Furthermore, fewer passengers may be particularly appealing for cruisers, whose confidence in the industry has been severely dented. The University of Western Australia survey, conducted in March of both cruisers and non-cruisers, found that 47% said they don’t trust cruise lines to look after them if something goes wrong.
The study, which surveyed 600 people in the UK and Australia, revealed a further two-thirds admitted they were less willing to cruise as a result of the pandemic, while 69% said they feel less positive about cruising now.
Some smaller operators are realising their appeal and actively targeting holidaymakers who had planned a bigger cruise trip that was then cancelled. UnCruise Adventures has announced plans to run ‘the first fully vaccinated cruises in Alaska’, and is offering a $500 (£360) discount to those who can prove they have had a trip cancelled.
Most cruise companies are only taking bookings after May 2021, when it is hoped international and domestic travel will be.
Coulter says Cruise Critic is also seeing a significant pick-up in demand for river cruising, an increasingly popular form of small vessel travel.
“People are attracted to the smaller size of the ships, how close they are to land at all times, the amount of onboard outdoor space and fewer guests,” he explains.
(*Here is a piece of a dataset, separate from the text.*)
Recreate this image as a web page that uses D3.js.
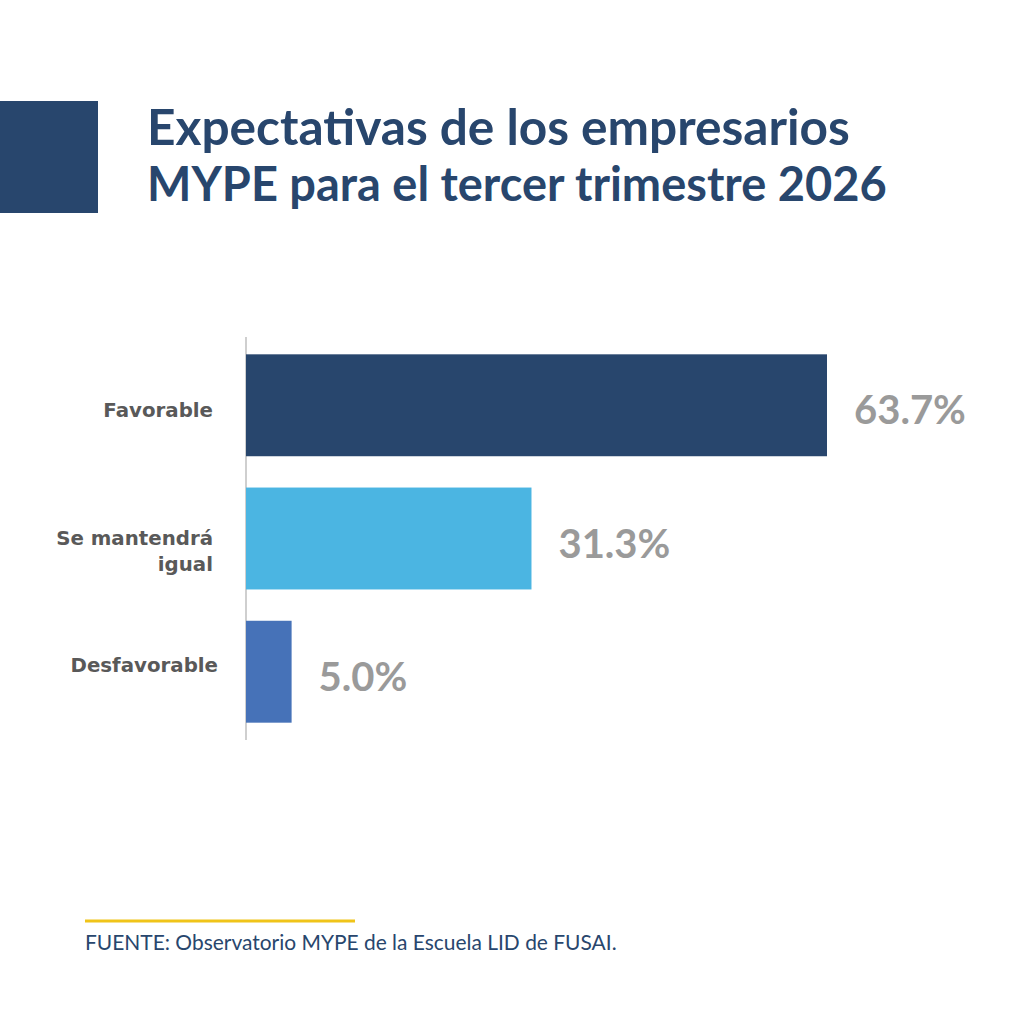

According to research by Cruise Lines International Association, the number of British travellers opting for a river cruise grew by more than 10,000 last year, taking the total to 150,300. CEO of US travel agency, Cruise Planners, told USA Today that river cruises represent 21% of all Cruise Planners departures for 2022.
Luxury river cruise line company AmaWaterways is already taking bookings for travel in the latter half of this year, and UK managing director Jamie Loizou says they are seeing a lot of demand from extended families looking to reunite after a long period of separation.
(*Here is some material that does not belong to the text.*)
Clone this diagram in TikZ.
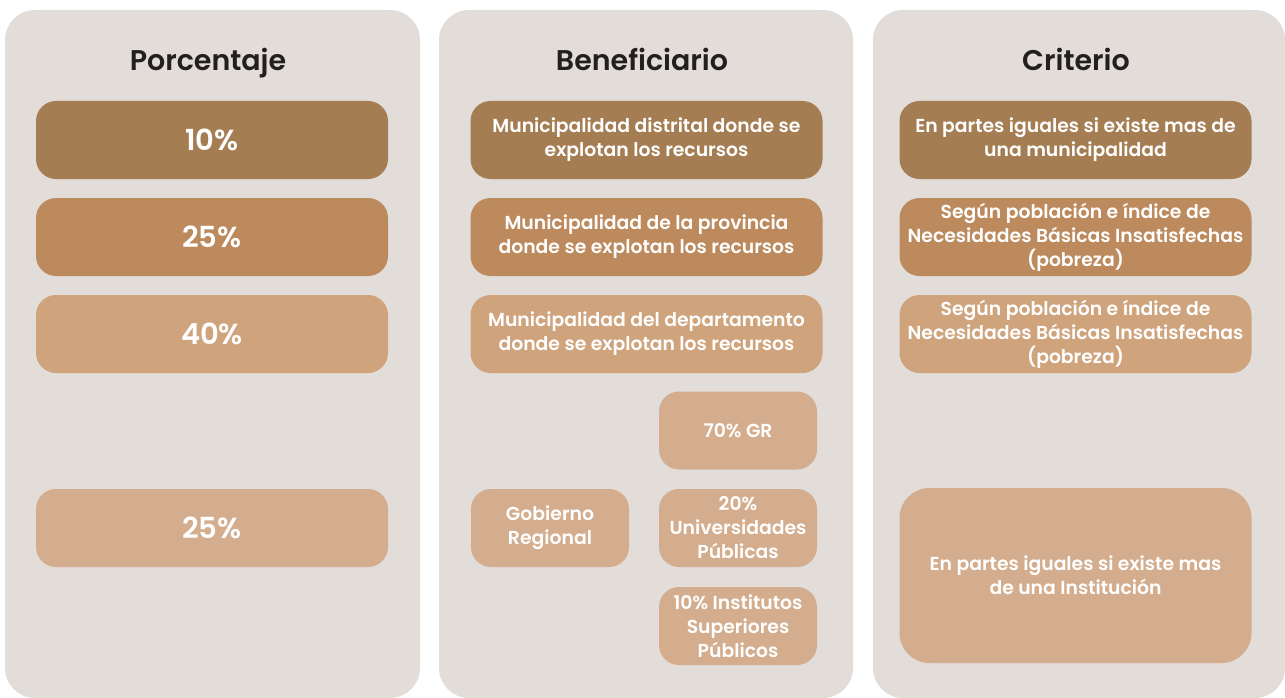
\documentclass[tikz,border=0pt]{standalone}
\usepackage{fontspec}
\setmainfont{Poppins}
\newfontfamily\semibold{Poppins SemiBold}
\newfontfamily\medium{Poppins Medium}

\definecolor{panelbg}{HTML}{E2DDD9}
\definecolor{tonedark}{HTML}{A57D52}
\definecolor{tonemid}{HTML}{BC8A5D}
\definecolor{tonelight}{HTML}{CFA47D}
\definecolor{tonepale}{HTML}{D3AD8D}
\definecolor{titlegray}{HTML}{231F20}

\tikzset{
  panel/.style={fill=panelbg, rounded corners=30pt},
  heading/.style={font=\semibold\fontsize{28.5}{33}\selectfont, text=titlegray, anchor=base},
  box/.style={rounded corners=20pt, text=white, align=center, inner sep=0pt,
    font=\semibold\fontsize{18.8}{24}\selectfont},
  pct/.style={box, font=\semibold\fontsize{29}{34}\selectfont,
    minimum width=352pt, minimum height=78pt},
  wide/.style={box, minimum width=352pt, minimum height=78pt},
  small/.style={box, minimum width=158pt, minimum height=78pt},
}

\begin{document}
\begin{tikzpicture}[x=1pt,y=-1pt]
  \useasboundingbox (0,0) rectangle (1285,698);

  % panels
  \fill[panel] (5,10) rectangle (420,698);
  \fill[panel] (439,10) rectangle (853,698);
  \fill[panel] (873,10) rectangle (1285,698);

  % headings
  \node[heading] (hpct) at (208,71) {Porcentaje};
  \node[heading] (hben) at (642,71) {Beneficiario};
  \node[heading] (hcri) at (1076,71) {Criterio};

  % porcentaje
  \node[pct, fill=tonedark] (pa) at (212,140) {10\%};
  \node[pct, fill=tonemid] (pb) at (212,237) {25\%};
  \node[pct, fill=tonelight] (pc) at (212,334) {40\%};
  \node[pct, fill=tonepale] (pd) at (212,528) {25\%};

  % beneficiario
  \node[wide, fill=tonedark] (ba) at (646.5,140)
    {Municipalidad distrital donde se\\explotan los recursos};
  \node[wide, fill=tonemid] (bb) at (646.5,237)
    {Municipalidad de la provincia\\donde se explotan los recursos};
  \node[wide, fill=tonelight] (bc) at (646.5,334)
    {Municipalidad del departamento\\donde se explotan los recursos};
  \node[small, fill=tonepale] (gob) at (550,528) {Gobierno\\Regional};
  \node[small, fill=tonepale] (gr) at (738,430.5) {70\% GR};
  \node[small, fill=tonepale] (uni) at (738,528) {20\%\\Universidades\\Públicas};
  \node[small, fill=tonepale] (ins) at (738,626) {10\% Institutos\\Superiores\\Públicos};

  % criterio
  \node[wide, fill=tonedark] (ca) at (1075.5,140)
    {En partes iguales si existe mas de\\una municipalidad};
  \node[wide, fill=tonemid] (cb) at (1075.5,237)
    {Según población e índice de\\Necesidades Básicas Insatisfechas\\(pobreza)};
  \node[wide, fill=tonelight] (cc) at (1075.5,334)
    {Según población e índice de\\Necesidades Básicas Insatisfechas\\(pobreza)};
  \node[wide, fill=tonepale, minimum height=175pt, rounded corners=30pt] (cd) at (1075.5,575.5)
    {En partes iguales si existe mas\\de una Institución};
\end{tikzpicture}
\end{document}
“The pandemic has shifted focus to health and safety concerns with travellers looking for ways of spending more time in the open air away from large crowds,” says Loizou.
The company offers interior, national waterways trips and docks daily in the centre of cities and towns near historical sites and hiking trails. The vessels hold on average 150 people and have ‘spacious sundecks and open-air balconies.’
Reservations for its 2022 sailing season are “stronger than normal” this far in advance, says Loizou, even though the company has not yet decided on its vaccination and testing policy, which it will do closer to a confirmed restart date.
AmaWaterways is working with German tour operator e-hoi to launch one ship dedicated to a special series of cruises within Germany starting mid-May 2021. Last summer, it was the only US-based river cruise line to complete a successful four-month charter on the Rhine river, with more than 1,500 German guests and enhanced health and safety protocols in place.
Adapting to an age of uncertainty
River and expedition cruises may be seeing an easier restart than their larger counterparts but there are still challenges. These include testing crew members, the possibility that many young staff members won’t be fully vaccinated come summer, and a long-term challenge of the availability of good guides, many of whom were forced to get other jobs during the pandemic.
“We will know better in the coming weeks how the situation in Europe evolves but we are optimistic that we will be sailing our regular itineraries open to all guests starting in July or August,” says Loizou.
The biggest issue for operators and tourists is navigating the continued uncertainty around travel. “A significant challenge for the cruise industry is the same as it is for land-based travel: the unknown future of the virus,” says Coulter.
“The varying safety protocols, guidelines and restrictions across the globe will also be something cruise lines continue to navigate – having a heavy hand in where and how they’re able to travel.”